A study by Mcallister made a very strong argument. The study discusses transparency reporting in accounting and financial reporting. It also discusses a fallacy in the assumption that being in compliance with generally accepted accounting principles (GAAP) is equal to transparency reporting. It uses the example of Enron and how the company’s accounting of special purpose entities as being GAAP-compliant, but as we are well aware, they were nowhere near being transparent. The study goes on to discuss the need for management and auditors to realize and understand GAAP does not always mean transparency.
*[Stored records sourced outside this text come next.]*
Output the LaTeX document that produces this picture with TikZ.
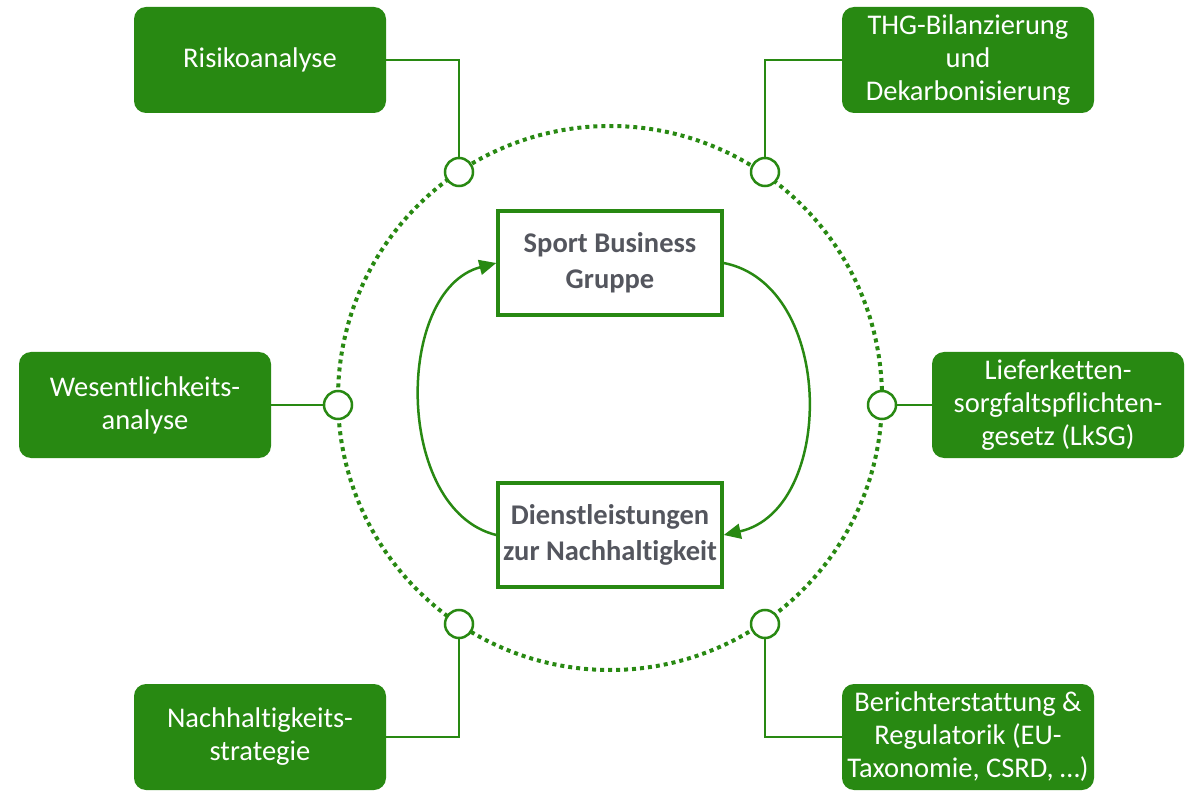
\documentclass[tikz,border=0pt]{standalone}
\usepackage{fontspec}
\setmainfont{Carlito}[Ligatures=NoCommon]
\usetikzlibrary{arrows.meta, positioning}
\definecolor{sbgreen}{RGB}{40,137,18}
\definecolor{sbgray}{RGB}{84,86,94}

\begin{document}
\begin{tikzpicture}[x=1pt, y=-1pt,
  topic/.style={rectangle, fill=sbgreen, rounded corners=12pt, minimum width=252pt,
                minimum height=106pt, text=white, align=center, inner sep=0pt,
                font=\fontsize{28.5}{33}\selectfont},
  core/.style={rectangle, draw=sbgreen, line width=3.5pt, fill=white,
               minimum width=224pt, minimum height=104pt, text=sbgray, align=center,
               font=\bfseries\fontsize{28.5}{36}\selectfont},
  port/.style={circle, draw=sbgreen, line width=2.5pt, fill=white,
               minimum size=28pt, inner sep=0pt},
  link/.style={draw=sbgreen, line width=1.8pt},
  flow/.style={draw=sbgreen, line width=2.5pt, -{Triangle[length=17pt, width=15pt]}}
]
\useasboundingbox (0,0) rectangle (1192,794);
% dotted ring
\draw[sbgreen, line width=4pt, dash pattern=on 4pt off 4pt] (610,398) circle[radius=272pt];

% centre
\node[core] (gruppe) at (610,263) {Sport Business\\Gruppe};
\node[core] (service) at (610,535) {Dienstleistungen\\zur Nachhaltigkeit};

% topics
\node[topic] (risk) at (260,60)  {Risikoanalyse};
\node[topic] (thg)  at (968,60)  {THG-Bilanzierung\\und\\Dekarbonisierung};
\node[topic] (wes)  at (145,405) {Wesentlichkeits-\\analyse};
\node[topic] (lksg) at (1058,405) {Lieferketten-\\sorgfaltspflichten-\\gesetz (LkSG)};
\node[topic] (strat) at (260,737) {Nachhaltigkeits-\\strategie};
\node[topic] (report) at (968,737) {Berichterstattung \&\\Regulatorik (EU-\\Taxonomie, CSRD, \dots)};

% ports on the ring
\node[port] (p1) at (459,172) {};
\node[port] (p2) at (765,172) {};
\node[port] (p3) at (338,405) {};
\node[port] (p4) at (882,405) {};
\node[port] (p5) at (459,624) {};
\node[port] (p6) at (765,624) {};

\draw[link] (risk.east) -| (p1.north);
\draw[link] (thg.west) -| (p2.north);
\draw[link] (wes.east) -- (p3.west);
\draw[link] (lksg.west) -- (p4.east);
\draw[link] (strat.east) -| (p5.south);
\draw[link] (report.west) -| (p6.south);

% cycle
\draw[flow] (service.west) .. controls +(-102,-25) and +(-102,27) .. (gruppe.west);
\draw[flow] (gruppe.east) .. controls +(112,22) and +(112,-25) .. (service.east);
\end{tikzpicture}
\end{document}
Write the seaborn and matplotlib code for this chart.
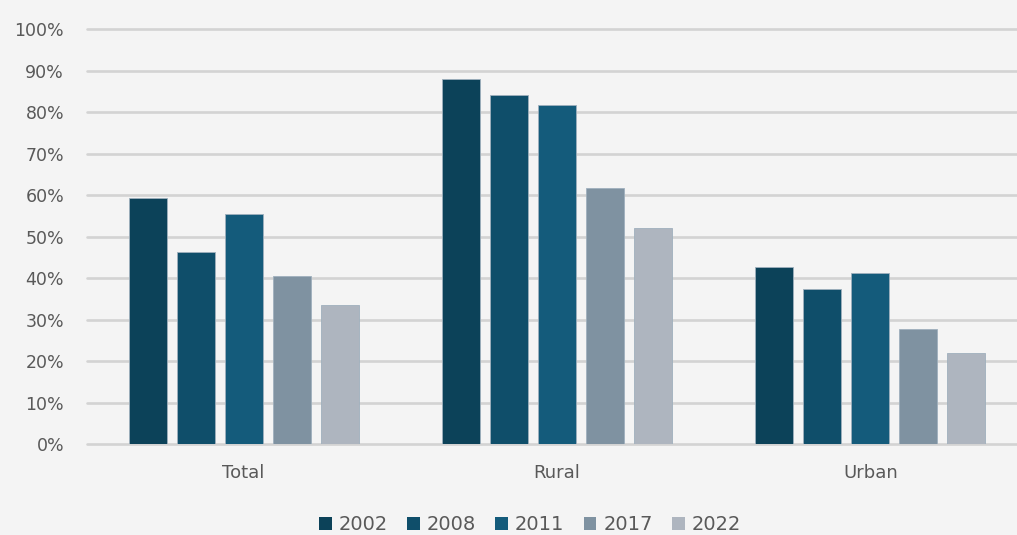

Improvements toward an equivalent with GAAP and transparency will allow for easier access to accurate information, better reporting, and reduce the number of litigations that so frequently occur.

I think this study makes a great point. Who is to say that the exact same situations are not occurring in not only the area of SPEs even still today but also in many other areas of accounting? As companies, transactions and arrangements become more complex, there will always be that one unethical person who searches for the easy way out, the deceptive practice in order to increase his/her own profit or make him/her appear a better leader. Perfect transparency with GAAP compliance is almost an unattainable idea, as there will always be ways to circumvent rules and hide unfavorable information.

Bibliography

Financial Accounting Standards Board. "Financial Accounting Series." Financial Accounting Foundation December 2003.

Boyd, Roddy. "Biovail Hubris Exposed." 20 March 2008. CNN Money. 15 April 2009. http://money.cnn.com/2008/05/19/news/companies/boyd_biovail.fortune/index.htm.

Soroosh, J., Ciesielski, J.,. "Accounting for Special Purpose Entities Revised: FASB Interpretation No. 46, Consolidation of Variable Interest Entities." CPA Journal (2004): 30-37.